The Fall of D’Souza’s Star?

The evangelical magazine WORLD is reporting that Dinesh D’Souza, whose book The Roots of Obama’s Rage was the basis for his anti-Obama movie 2016, showed up at a Christian conference last month with his fiancé. He shared a hotel room with the young woman, but, he assured a conference organizer in Clinton-esque fashion, “nothing happened.” 

So you figure that conservative Christians might overlook an innocent, pre-marital shared hotel room, right? Perhaps. The real problem is that D’Souza is still married to his wife of 20 years. 

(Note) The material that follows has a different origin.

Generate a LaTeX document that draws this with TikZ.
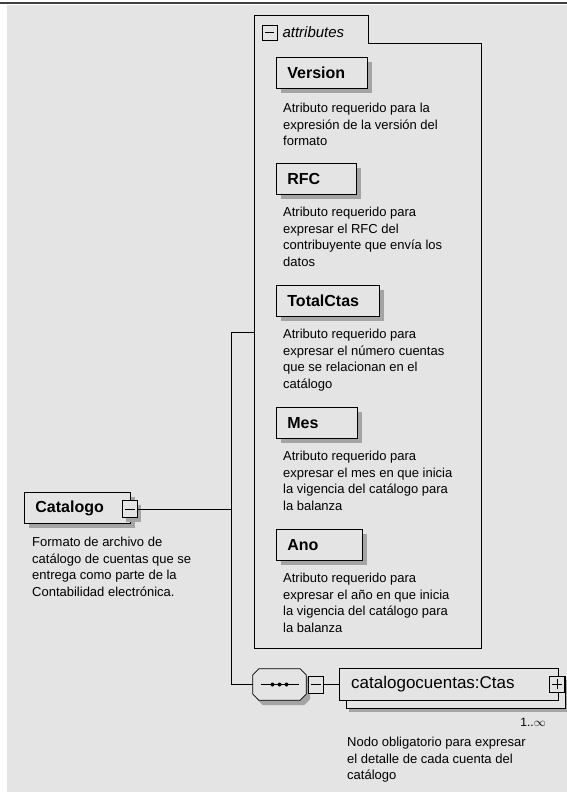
\documentclass[tikz,border=0pt]{standalone}
\usepackage{fontspec}
\setmainfont{Liberation Sans}
\usetikzlibrary{shadows}

\definecolor{bgcol}{HTML}{E4E4E4}
\definecolor{shadecol}{HTML}{A4A4A4}

\tikzset{
	attr/.style={draw, thick, fill=bgcol, anchor=north west, minimum height=31pt, inner xsep=11pt, font=\fontsize{16}{16}\selectfont\bfseries, general shadow={shadow xshift=5pt, shadow yshift=-5pt, fill=shadecol}},
	desc/.style={anchor=north west, align=left, inner sep=0pt, font=\fontsize{13}{16.5}\selectfont},
	pmbox/.style={draw, thick, fill=bgcol, minimum size=15pt, inner sep=0pt},
	pmshadow/.style={general shadow={shadow xshift=3pt, shadow yshift=-4pt, fill=shadecol}},
	seqbox/.style={minimum width=53pt, minimum height=31pt, inner sep=0pt},
	ctasbox/.style={draw, fill=bgcol, anchor=north west, minimum width=219pt, minimum height=32pt, inner xsep=12pt, font=\fontsize{17}{17}\selectfont, general shadow={shadow xshift=10pt, shadow yshift=-12pt, fill=shadecol}, general shadow={shadow xshift=7pt, shadow yshift=-8pt, fill=bgcol, draw=black, thin}}
}

\begin{document}
\begin{tikzpicture}[x=1pt, y=-1pt]
	\useasboundingbox (0,0) rectangle (567,792);
	% background
	\fill[bgcol] (7,5) rectangle (567,792);
	\draw[line width=2pt, black!75] (0,3) -- (567,3);

	% attributes group
	\node[inner sep=0pt, anchor=north west, minimum width=227pt, minimum height=605pt] (attribs) at (254,43) {};
	\draw[thick] (attribs.south west) -- (254,15) -- (368,15) -- (368,43) -- (attribs.north east) -- (attribs.south east) -- cycle;
	\node[pmbox] (attrminus) at (269.5,32.5) {};
	\node[anchor=west, font=\fontsize{15}{15}\selectfont\itshape] (attrlabel) at (279,32) {attributes};

	% nodes
	\node[attr, text width=69pt] (version) at (276,57) {Version};
	\node[desc] (versiondesc) at (283,103) {Atributo requerido para la\\expresión de la versión del\\formato};
	\node[attr, text width=58pt] (rfc) at (276,163) {RFC};
	\node[desc] (rfcdesc) at (283,207) {Atributo requerido para\\expresar el RFC del\\contribuyente que envía los\\datos};
	\node[attr, text width=81pt] (totalctas) at (276,285) {TotalCtas};
	\node[desc] (totalctasdesc) at (283,329) {Atributo requerido para\\expresar el número cuentas\\que se relacionan en el\\catálogo};
	\node[attr, text width=59pt] (mes) at (276,407) {Mes};
	\node[desc] (mesdesc) at (283,451) {Atributo requerido para\\expresar el mes en que inicia\\la vigencia del catálogo para\\la balanza};
	\node[attr, text width=64pt] (ano) at (276,529) {Ano};
	\node[desc] (anodesc) at (283,573) {Atributo requerido para\\expresar el año en que inicia\\la vigencia del catálogo para\\la balanza};

	\node[attr, text width=84pt] (catalogo) at (24,492) {Catalogo};
	\node[pmbox, pmshadow, minimum height=17pt] (catminus) at (130,509) {};
	\node[desc] (catalogodesc) at (32,537) {Formato de archivo de\\catálogo de cuentas que se\\entrega como parte de la\\Contabilidad electrónica.};

	\node[seqbox] (seq) at (279.5,684.5) {};
	\fill[shadecol] ([xshift=10pt,yshift=-5pt]seq.north west) -- ([xshift=-2pt,yshift=-5pt]seq.north east) -- ([xshift=4pt,yshift=-11pt]seq.north east) -- ([xshift=4pt,yshift=1pt]seq.south east) -- ([xshift=-2pt,yshift=-5pt]seq.south east) -- ([xshift=10pt,yshift=-5pt]seq.south west) -- ([xshift=4pt,yshift=1pt]seq.south west) -- ([xshift=4pt,yshift=-11pt]seq.north west) -- cycle;
	\draw[thick, fill=bgcol] ([xshift=6pt]seq.north west) -- ([xshift=-6pt]seq.north east) -- ([yshift=-6pt]seq.north east) -- ([yshift=6pt]seq.south east) -- ([xshift=-6pt]seq.south east) -- ([xshift=6pt]seq.south west) -- ([yshift=6pt]seq.south west) -- ([yshift=-6pt]seq.north west) -- cycle;
	\node[pmbox, minimum height=17pt] (seqminus) at (316,684.5) {};
	\node[ctasbox, text width=195pt] (ctas) at (339,668) {catalogocuentas:Ctas};
	\node[pmbox, minimum height=16pt] (ctasplus) at (557,684) {};
	\node[anchor=north east, inner sep=0pt, font=\fontsize{12}{12}\selectfont] (ctasocc) at (546,718) {1..$\infty$};
	\node[desc] (ctasdesc) at (347,737) {Nodo obligatorio para expresar\\el detalle de cada cuenta del\\catálogo};

	% signs
	\draw[thick] ([xshift=3pt]attrminus.west) -- ([xshift=-3pt]attrminus.east);
	\draw[thick] ([xshift=3pt]catminus.west) -- ([xshift=-3pt]catminus.east);
	\draw[thick] ([xshift=3pt]seqminus.west) -- ([xshift=-3pt]seqminus.east);
	\draw[thick] ([xshift=3pt]ctasplus.west) -- ([xshift=-3pt]ctasplus.east);
	\draw[thick] ([yshift=3pt]ctasplus.south) -- ([yshift=-3pt]ctasplus.north);
	\draw[thick] ([xshift=-19pt]seq.center) -- ([xshift=19pt]seq.center);
	\fill ([xshift=-7pt]seq.center) circle (2pt);
	\fill (seq.center) circle (2pt);
	\fill ([xshift=7pt]seq.center) circle (2pt);

	% lines
	\coordinate (fork) at (231,509);
	\coordinate (forktop) at (231,332);
	\coordinate (forkbot) at (231,684.5);
	\draw[semithick] (catminus) -- (fork);
	\draw (forktop) -- (forkbot);
	\draw (forktop) -- (forktop -| attribs.west);
	\draw[semithick] (forkbot) -- (seq);
	\draw[semithick] (seqminus) -- (ctas);
\end{tikzpicture}
\end{document}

According to WORLD’s Warren Smith, D’Souza, whose $10,000 per speech honoraria places him in the “top tier” of Christian speakers, was in South Carolina to speak at a Baptist church, which was hosting “high-profile Christians speak on defending the faith and applying a Christian worldview to their lives.” (Cue guffaws here.)

Smith describes one conference organizer, Alex McFarland, being “distressed” at the behavior of their celebrity speaker. According to Smith, D’Souza told McFarland that he had “recently” filed for divorce, although Smith found in court records that D’Souza filed for divorce about a week after the South Carolina conference took place.

D’Souza is also the president of The King’s College, and Smith reports that he’s expected to be under scrutiny by the school’s board over this incident. (Smith’s boss, Marvin Olasky, resigned his post as TKC’s provost shortly after D’Souza was named president in 2010.) After TKC began looking into the matter, D’Souza texted Smith: “I have decided to suspend the engagement.”

D’Souza’s “meteoric” (Smith’s word) rise in the evangelical world is due in no small part to his conspiracy-minded claims about President Obama’s “Kenyan, anti-colonial behavior,” as well as his earlier work, What’s So Great About Christianity.

Will this spell the end of D’Souza’s star? Perhaps, or perhaps he will, as many of the heterosexual fallen do, find redemption. But regardless of what the verdict on his marital issues is from evangelicals, the verdict from conservatives on his propagandistic film is already in: they approve.